Skip the pictures, please, and write out exactly the lines from the opening of the data through the line containing "const yTicks = [0.115, 0.12, 0.125, 0.13];".
◆ ◆ ◆ ◆ ◆
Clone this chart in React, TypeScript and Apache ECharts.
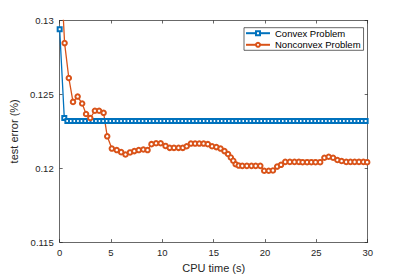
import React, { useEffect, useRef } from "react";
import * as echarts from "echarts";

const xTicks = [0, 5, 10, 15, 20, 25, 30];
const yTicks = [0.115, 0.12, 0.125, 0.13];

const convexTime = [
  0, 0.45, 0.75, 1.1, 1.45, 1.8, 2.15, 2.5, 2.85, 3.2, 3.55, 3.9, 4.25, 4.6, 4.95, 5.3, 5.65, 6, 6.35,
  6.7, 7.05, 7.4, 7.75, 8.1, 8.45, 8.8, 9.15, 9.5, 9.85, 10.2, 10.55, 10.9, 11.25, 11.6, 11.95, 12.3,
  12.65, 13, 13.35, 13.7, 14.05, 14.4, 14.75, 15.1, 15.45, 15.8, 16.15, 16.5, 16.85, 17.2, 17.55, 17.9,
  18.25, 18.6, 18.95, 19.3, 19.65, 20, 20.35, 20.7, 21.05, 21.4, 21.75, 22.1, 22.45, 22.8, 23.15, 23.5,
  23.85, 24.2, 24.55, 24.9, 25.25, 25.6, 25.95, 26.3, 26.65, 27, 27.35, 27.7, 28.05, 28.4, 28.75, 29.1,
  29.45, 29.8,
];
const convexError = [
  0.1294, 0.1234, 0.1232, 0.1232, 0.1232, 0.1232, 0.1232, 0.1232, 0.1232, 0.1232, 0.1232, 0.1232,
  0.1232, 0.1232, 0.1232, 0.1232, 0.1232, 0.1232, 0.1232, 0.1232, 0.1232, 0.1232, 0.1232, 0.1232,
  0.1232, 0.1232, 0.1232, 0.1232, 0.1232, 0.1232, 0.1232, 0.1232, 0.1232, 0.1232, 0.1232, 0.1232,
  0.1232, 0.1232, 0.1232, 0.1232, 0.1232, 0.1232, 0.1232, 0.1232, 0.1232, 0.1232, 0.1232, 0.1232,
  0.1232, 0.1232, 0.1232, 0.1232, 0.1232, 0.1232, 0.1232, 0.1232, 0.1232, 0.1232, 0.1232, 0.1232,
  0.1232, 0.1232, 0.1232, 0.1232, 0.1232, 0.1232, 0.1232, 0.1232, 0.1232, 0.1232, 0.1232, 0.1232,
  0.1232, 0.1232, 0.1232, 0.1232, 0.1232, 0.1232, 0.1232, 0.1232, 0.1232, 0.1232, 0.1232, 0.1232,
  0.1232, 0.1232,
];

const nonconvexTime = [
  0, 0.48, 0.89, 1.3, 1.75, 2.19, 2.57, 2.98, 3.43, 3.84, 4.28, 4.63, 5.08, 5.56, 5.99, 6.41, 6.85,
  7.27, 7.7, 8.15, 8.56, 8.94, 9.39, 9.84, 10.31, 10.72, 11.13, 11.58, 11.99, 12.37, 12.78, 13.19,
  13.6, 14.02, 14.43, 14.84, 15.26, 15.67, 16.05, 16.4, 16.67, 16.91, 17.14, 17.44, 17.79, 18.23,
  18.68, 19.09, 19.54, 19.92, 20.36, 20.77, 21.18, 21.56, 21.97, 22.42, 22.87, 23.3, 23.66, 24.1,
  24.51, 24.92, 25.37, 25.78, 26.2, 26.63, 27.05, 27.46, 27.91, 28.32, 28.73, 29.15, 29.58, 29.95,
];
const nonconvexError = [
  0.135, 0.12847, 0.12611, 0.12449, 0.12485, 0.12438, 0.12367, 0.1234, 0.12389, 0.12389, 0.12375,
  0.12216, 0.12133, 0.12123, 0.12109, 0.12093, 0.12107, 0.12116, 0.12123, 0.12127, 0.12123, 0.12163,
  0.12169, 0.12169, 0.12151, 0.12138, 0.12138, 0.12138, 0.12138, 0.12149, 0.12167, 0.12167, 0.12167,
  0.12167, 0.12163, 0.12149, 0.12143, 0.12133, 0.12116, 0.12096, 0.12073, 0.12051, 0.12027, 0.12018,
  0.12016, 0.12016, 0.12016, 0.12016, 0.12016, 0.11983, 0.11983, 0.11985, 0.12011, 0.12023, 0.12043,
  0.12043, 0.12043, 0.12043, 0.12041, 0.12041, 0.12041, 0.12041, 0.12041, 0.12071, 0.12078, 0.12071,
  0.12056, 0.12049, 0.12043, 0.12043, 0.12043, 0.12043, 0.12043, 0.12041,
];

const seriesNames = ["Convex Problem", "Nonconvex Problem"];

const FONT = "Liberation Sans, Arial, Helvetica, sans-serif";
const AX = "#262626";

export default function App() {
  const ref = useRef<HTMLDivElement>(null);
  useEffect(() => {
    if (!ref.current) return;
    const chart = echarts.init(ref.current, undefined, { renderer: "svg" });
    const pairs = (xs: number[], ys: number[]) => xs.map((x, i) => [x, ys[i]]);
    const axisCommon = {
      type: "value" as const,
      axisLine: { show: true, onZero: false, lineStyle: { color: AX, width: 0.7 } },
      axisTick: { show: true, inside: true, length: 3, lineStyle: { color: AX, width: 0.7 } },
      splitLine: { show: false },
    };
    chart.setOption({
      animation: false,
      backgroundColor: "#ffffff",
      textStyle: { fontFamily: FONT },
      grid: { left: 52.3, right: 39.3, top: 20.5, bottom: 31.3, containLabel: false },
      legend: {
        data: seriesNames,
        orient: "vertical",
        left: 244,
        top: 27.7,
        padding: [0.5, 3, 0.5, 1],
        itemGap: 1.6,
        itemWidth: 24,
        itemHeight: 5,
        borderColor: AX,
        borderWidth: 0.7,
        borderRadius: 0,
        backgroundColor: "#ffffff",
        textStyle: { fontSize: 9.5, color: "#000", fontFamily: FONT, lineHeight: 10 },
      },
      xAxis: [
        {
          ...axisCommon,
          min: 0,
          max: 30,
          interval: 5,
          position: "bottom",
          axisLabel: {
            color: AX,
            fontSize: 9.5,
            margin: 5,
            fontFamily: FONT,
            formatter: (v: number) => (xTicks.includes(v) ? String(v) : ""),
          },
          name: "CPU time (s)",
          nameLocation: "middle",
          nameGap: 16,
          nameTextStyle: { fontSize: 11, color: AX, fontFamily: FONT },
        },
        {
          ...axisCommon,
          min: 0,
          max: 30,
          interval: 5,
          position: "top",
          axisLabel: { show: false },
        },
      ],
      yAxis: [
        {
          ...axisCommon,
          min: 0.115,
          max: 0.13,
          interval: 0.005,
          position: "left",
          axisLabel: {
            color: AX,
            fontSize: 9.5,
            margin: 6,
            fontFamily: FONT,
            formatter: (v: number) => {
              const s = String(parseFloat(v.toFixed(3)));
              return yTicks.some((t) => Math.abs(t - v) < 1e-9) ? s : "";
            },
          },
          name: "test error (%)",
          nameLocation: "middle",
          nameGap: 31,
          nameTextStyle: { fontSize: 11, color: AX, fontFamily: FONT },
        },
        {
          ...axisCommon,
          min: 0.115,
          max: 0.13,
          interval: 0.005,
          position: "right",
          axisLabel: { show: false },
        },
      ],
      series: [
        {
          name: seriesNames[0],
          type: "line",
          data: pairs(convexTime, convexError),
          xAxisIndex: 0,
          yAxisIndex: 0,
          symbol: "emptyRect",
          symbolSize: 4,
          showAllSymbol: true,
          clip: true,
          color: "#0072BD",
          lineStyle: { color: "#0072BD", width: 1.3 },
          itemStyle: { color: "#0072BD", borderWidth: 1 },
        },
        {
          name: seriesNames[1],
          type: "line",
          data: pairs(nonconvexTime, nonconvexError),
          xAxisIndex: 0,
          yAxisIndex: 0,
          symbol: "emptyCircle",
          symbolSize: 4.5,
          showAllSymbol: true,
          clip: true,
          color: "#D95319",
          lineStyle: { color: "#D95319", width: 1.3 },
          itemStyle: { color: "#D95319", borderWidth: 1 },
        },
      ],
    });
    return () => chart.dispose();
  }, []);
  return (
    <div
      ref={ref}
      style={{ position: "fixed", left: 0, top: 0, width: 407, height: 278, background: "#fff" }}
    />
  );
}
◆ ◆ ◆ ◆ ◆
◆ Completed task
Clone this chart in React, TypeScript and Apache ECharts.
import React, { useEffect, useRef } from "react";
import * as echarts from "echarts";

const xTicks = [0, 5, 10, 15, 20, 25, 30];
const yTicks = [0.115, 0.12, 0.125, 0.13];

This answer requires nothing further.